Essa ideia de política pública feita pela sociedade se mostra também nas placas com os nomes das ruas da Vila Autódromo que foram confeccionadas e colocadas de maneira a demarcar sua existência e exigir seu reconhecimento. São três ruas: Vila Autódromo (a principal), Gilles Villeneuve (onde estava localizada grande parte dos estabelecimentos comerciais da Vila) e Travessa da Resistência. Segundo Sandra Maria, o acordo estabelecido com a prefeitura em 2016 previa a regularização da Rua Vila Autódromo, antes denominada Nelson Piquet, mas não aceitaram a existência da Travessa da Resistência como os moradores queriam. Isso não significou um problema, pois, segundo ela, “nós que já construímos essa comunidade estamos construindo novamente”. Agora, a Travessa tem placa e marca o caminho que os moradores faziam e fazem para ir até a Igreja.

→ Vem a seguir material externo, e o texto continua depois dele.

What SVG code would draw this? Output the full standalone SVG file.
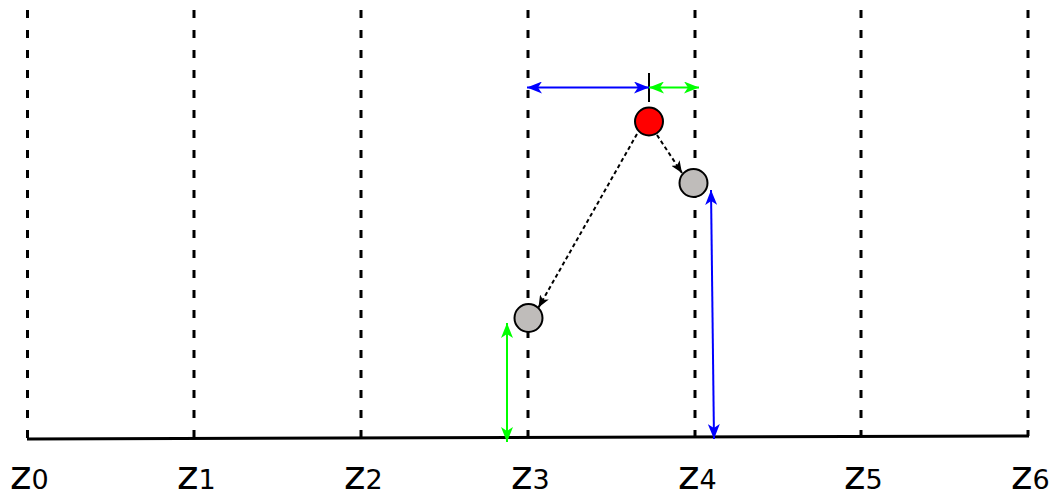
<svg xmlns="http://www.w3.org/2000/svg" width="1062" height="496" viewBox="0 0 1062 496">
<style>
.grid{stroke:#000;stroke-width:3;stroke-dasharray:8 12;fill:none}
.lbl{font-family:"DejaVu Sans",sans-serif;font-size:41px;fill:#000}
.sub{font-size:27px}
.node{stroke:#000;stroke-width:2}
.dash{stroke:#000;stroke-width:2;stroke-dasharray:4 3;fill:none}
</style>
<defs>
<marker id="ab" viewBox="0 0 15 12" refX="15" refY="6" markerWidth="15" markerHeight="12" markerUnits="userSpaceOnUse" orient="auto-start-reverse"><path d="M0,0 L15,6 L0,12 L4,6 z" fill="#0000ff"/></marker>
<marker id="ag" viewBox="0 0 15 12" refX="15" refY="6" markerWidth="15" markerHeight="12" markerUnits="userSpaceOnUse" orient="auto-start-reverse"><path d="M0,0 L15,6 L0,12 L4,6 z" fill="#00ff00"/></marker>
<marker id="ak" viewBox="0 0 12 10" refX="12" refY="5" markerWidth="12" markerHeight="10" markerUnits="userSpaceOnUse" orient="auto"><path d="M0,0 L12,5 L0,10 L3,5 z" fill="#000"/></marker>
</defs>
<g id="grid">
<line class="grid" x1="27.5" y1="10" x2="27.5" y2="439"/>
<line class="grid" x1="194" y1="10" x2="194" y2="439"/>
<line class="grid" x1="361" y1="10" x2="361" y2="438"/>
<line class="grid" x1="528" y1="10" x2="528" y2="438"/>
<line class="grid" x1="695" y1="10" x2="695" y2="437"/>
<line class="grid" x1="861" y1="10" x2="861" y2="437"/>
<line class="grid" x1="1028" y1="10" x2="1028" y2="436"/>
<line x1="27" y1="439" x2="1029" y2="436" stroke="#000" stroke-width="3"/>
<line x1="649" y1="73" x2="649" y2="102" stroke="#000" stroke-width="2"/>
</g>
<g id="labels">
<text class="lbl" x="10" y="489">z<tspan class="sub">0</tspan></text>
<text class="lbl" x="177" y="489">z<tspan class="sub">1</tspan></text>
<text class="lbl" x="344" y="489">z<tspan class="sub">2</tspan></text>
<text class="lbl" x="511" y="489">z<tspan class="sub">3</tspan></text>
<text class="lbl" x="678" y="489">z<tspan class="sub">4</tspan></text>
<text class="lbl" x="844" y="489">z<tspan class="sub">5</tspan></text>
<text class="lbl" x="1011" y="489">z<tspan class="sub">6</tspan></text>
</g>
<g id="connectors">
<line x1="527" y1="87.5" x2="649" y2="87.5" stroke="#0000ff" stroke-width="2" marker-start="url(#ab)" marker-end="url(#ab)"/>
<line x1="649" y1="87.5" x2="699" y2="87.5" stroke="#00ff00" stroke-width="2" marker-start="url(#ag)" marker-end="url(#ag)"/>
<line x1="507" y1="323" x2="507" y2="442" stroke="#00ff00" stroke-width="2" marker-start="url(#ag)" marker-end="url(#ag)"/>
<line x1="711" y1="190" x2="714" y2="439" stroke="#0000ff" stroke-width="2" marker-start="url(#ab)" marker-end="url(#ab)"/>
<line class="dash" x1="637" y1="134" x2="538.5" y2="307.5" marker-end="url(#ak)"/>
<line class="dash" x1="657" y1="135" x2="682" y2="173" marker-end="url(#ak)"/>
</g>
<g id="node-red"><circle class="node" cx="649" cy="121.5" r="14" fill="#ff0000"/></g>
<g id="node-gray1"><circle class="node" cx="693.5" cy="183" r="14" fill="#bfbcba"/></g>
<g id="node-gray2"><circle class="node" cx="528.5" cy="318" r="14" fill="#bfbcba"/></g>
</svg>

Com uma lua cheia iluminando o céu, o filme O Desmonte do Monte fechou com chave de ouro o dia, mostrando que a luta por moradia na cidade é cotidiana e antiga. A diretora Sinai Sganzerla disse que a história da Vila Autódromo remete ao desmonte do Morro do Castelo pois em ambos os casos o poder público instaurou processos de higienização social levados a cabo violentamente. O filme foi exibido no anfiteatro da comunidade, construído em parceria com o Instituto Goethe no âmbito do programa O Futuro da Memória e parte do percurso expositivo.

A inauguração do percurso expositivo foi precedida por um delicioso risoto e terminou com cachorro quente, ambos feitos por Dona Penha. Depois de um dia emocionante, estávamos alimentados de esperança e de uma comida deliciosa. Aliás, as receitas de Dona Penha mereciam ganhar um livro—porque as memórias da Vila Autódromo, além de muito afeto, também carregam muito sabor.

Todavia, a luta continua, pois até hoje a Prefeitura do Rio de Janeiro não cumpriu o acordo extrajudicial assinado com os moradores da Vila Autódromo em 2016, que garante a permanência dos moradores, a documentação dos imóveis e a conclusão da urbanização da comunidade.